Spontaneous closure of CAF is uncommon [6]. Treatment for asymptomatic fistulas without significant shunting remains controversial. It has been suggested to decrease future cardiovascular complications, such as infective endocarditis, heart failure or pulmonary hypertension but data are lacking [11]. The usual indications for treatment include symptomatology in combination with the proximal location of the fistula, a single drain site, extra-anatomic termination of the fistula away from normal coronaries, older patient age, and absence of joint cardiac disorders requiring surgical intervention [10]. Trans-catheter techniques are recommended provided there is the absence of multiple fistulas, absence of large branch vessels, single narrow draining site and safe accessibility to the artery supplying the fistula [12]. Transcatheter techniques such as detachable occlusion coils and balloons, amplatzer vascular plugs and umbrella devices, covered stents and histoacryl resins have been previously used to close the CAF [13-14]. Procedural complications such as myocardial infarction, device embolization, fistula dissection, arrhythmias, and death have been previously reported in such cases [14].
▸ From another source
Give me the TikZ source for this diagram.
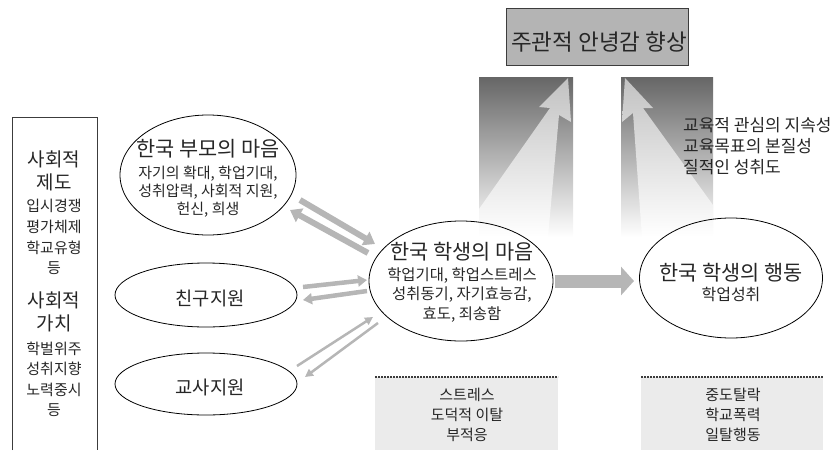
\documentclass[tikz,border=0pt]{standalone}
\usepackage{fontspec}
\setmainfont{Noto Sans CJK KR}
\usetikzlibrary{arrows.meta,shapes.geometric}
\definecolor{arrgray}{RGB}{182,182,182}
\definecolor{boxgray}{RGB}{180,180,180}
\definecolor{lightbox}{RGB}{235,235,235}
\definecolor{linegray}{RGB}{60,60,60}
\newcommand{\fsz}[2]{\fontsize{#1}{#2}\selectfont}
\begin{document}
\begin{tikzpicture}[x=1pt,y=-1pt,
  oval/.style={draw=black, line width=0.8pt, ellipse, inner sep=0pt},
  txt/.style={align=center, inner sep=0pt, text=black!85},
  fatarrow/.style={draw=arrgray, line width=6pt, -{Triangle[width=15pt,length=11pt]}},
  midarrow/.style={draw=arrgray, line width=4.5pt, -{Triangle[width=11pt,length=9pt]}},
  thinarrow/.style={draw=arrgray, line width=2.5pt, -{Triangle[width=8pt,length=8pt]}},
  hugearrow/.style={draw=arrgray, line width=13pt, -{Triangle[width=28pt,length=13pt]}},
  panel/.style={top color=black!60, middle color=black!28, bottom color=white},
  upshaft/.style={top color=black!24, bottom color=white}
]
\useasboundingbox (0,0) rectangle (833,450);

% left box
\draw[linegray, line width=1pt] (12,450) -- (12,117) -- (97,117) -- (97,450);
\node[txt, font=\fsz{15}{20.7}] (inst) at (54,213) {{\fsz{19}{20.7}사회적}\\[2.3pt]{\fsz{19}{20.7}제도}\\[1.3pt]입시경쟁\\평가체제\\학교유형\\등};
\node[txt, font=\fsz{15}{20.5}] (vals) at (54,354) {{\fsz{19}{20.5}사회적}\\[2.5pt]{\fsz{19}{20.5}가치}\\[3.5pt]학벌위주\\성취지향\\노력중시\\등};

% top box
\node[draw=linegray, line width=1pt, fill=boxgray, minimum width=182pt, minimum height=57pt, inner sep=0pt] (well) at (597,36.5) {};
\node[txt, font=\fsz{22.5}{26}] (wellT) at (599,42) {주관적 안녕감 향상};

% gradient panels with arrows
\shade[panel] (479,77) rectangle (573,237);
\shade[panel] (621,77) rectangle (713,237);
\shade[upshaft] (568,78) -- (571,122) -- (559,115) -- (548,237) -- (479,237) -- (479,209) -- (550,108) -- (539,107) -- cycle;
\shade[upshaft] (625,78) -- (653,108) -- (643,108) -- (713,205) -- (713,237) -- (642,237) -- (633,113) -- (622,122) -- cycle;

\node[txt, anchor=west, align=left, font=\fsz{17}{21}] (goals) at (683,146) {교육적 관심의 지속성\\교육목표의 본질성\\질적인 성취도};

% ellipses
\node[oval, minimum width=176pt, minimum height=120pt] (parent) at (208,175) {};
\node[txt, font=\fsz{15}{17.8}] (parentT) at (208,178.5) {{\fsz{20.8}{17.8}한국 부모의 마음}\\[4pt]자기의 확대, 학업기대,\\성취압력, 사회적 지원,\\헌신, 희생};

\node[oval, minimum width=182pt, minimum height=64pt] (friend) at (206,295) {};
\node[txt, font=\fsz{18.75}{22}] (friendT) at (210,298) {친구지원};

\node[oval, minimum width=182pt, minimum height=62pt] (teacher) at (206,384) {};
\node[txt, font=\fsz{18.75}{22}] (teacherT) at (210,387) {교사지원};

\node[oval, minimum width=184pt, minimum height=120pt] (student) at (461,281) {};
\node[txt, font=\fsz{15.4}{19.5}] (studentT) at (462,282) {{\fsz{20.8}{19.5}한국 학생의 마음}\\[1.5pt]학업기대, 학업스트레스\\성취동기, 자기효능감,\\효도, 죄송함};

\node[oval, minimum width=183pt, minimum height=120pt] (behav) at (731,278) {};
\node[txt, font=\fsz{16}{20}] (behavT) at (731,282) {{\fsz{20.8}{20}한국 학생의 행동}\\학업성취};

% bottom boxes
\fill[lightbox] (375,377) rectangle (558,450);
\draw[linegray, line width=1.2pt, dash pattern=on 2pt off 1pt] (375,377) -- (558,377);
\node[txt, font=\fsz{15}{20}] (stress) at (467,415) {스트레스\\도덕적 이탈\\부적응};
\fill[lightbox] (641,377) rectangle (823,450);
\draw[linegray, line width=1.2pt, dash pattern=on 2pt off 1pt] (641,377) -- (823,377);
\node[txt, font=\fsz{15}{20}] (deviant) at (733,415) {중도탈락\\학교폭력\\일탈행동};

% connector end points
\coordinate (pa) at (300,200);
\coordinate (pb) at (375,244);
\coordinate (pc) at (368,253);
\coordinate (pd) at (290,210);
\coordinate (fa) at (303,287);
\coordinate (fb) at (367,280);
\coordinate (fc) at (367,291);
\coordinate (fd) at (303,300);
\coordinate (ta) at (297,366);
\coordinate (tb) at (373,317);
\coordinate (tc) at (378,323);
\coordinate (td) at (305,377);
\coordinate (sa) at (555,281);
\coordinate (sb) at (634,281);

\draw[fatarrow] (pa) -- (pb);
\draw[fatarrow] (pc) -- (pd);
\draw[midarrow] (fa) -- (fb);
\draw[midarrow] (fc) -- (fd);
\draw[thinarrow] (ta) -- (tb);
\draw[thinarrow] (tc) -- (td);
\draw[hugearrow] (sa) -- (sb);
\end{tikzpicture}
\end{document}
The abstract of this article has been presented at the Cardiovascular Research Technologies (CRT) Conference in 2019. "Abstract: Vindhyal M, Boppana VS Non-Atherosclerotic Coronary Angina. Cardiovascular Research Technologies (CRT) Conference, May 2-5 2019."

Conclusions

Surgical ligation and transcatheter techniques are known treatment options for CAF with similar success rates and mortality and morbidity outcomes. Transcatheter techniques can be used to close CAF provided there is a single narrow draining site that can be safely accessible. Our patient presented with symptoms of stable angina which was unmasked during exercise stress testing. His symptoms are explained by the “steal” phenomenon where coronary blood flow is shunted to the pulmonary artery at the expense of myocardium, resulting in angina. The patient's symptoms abated after successful ligation of the fistula using a robotic arm.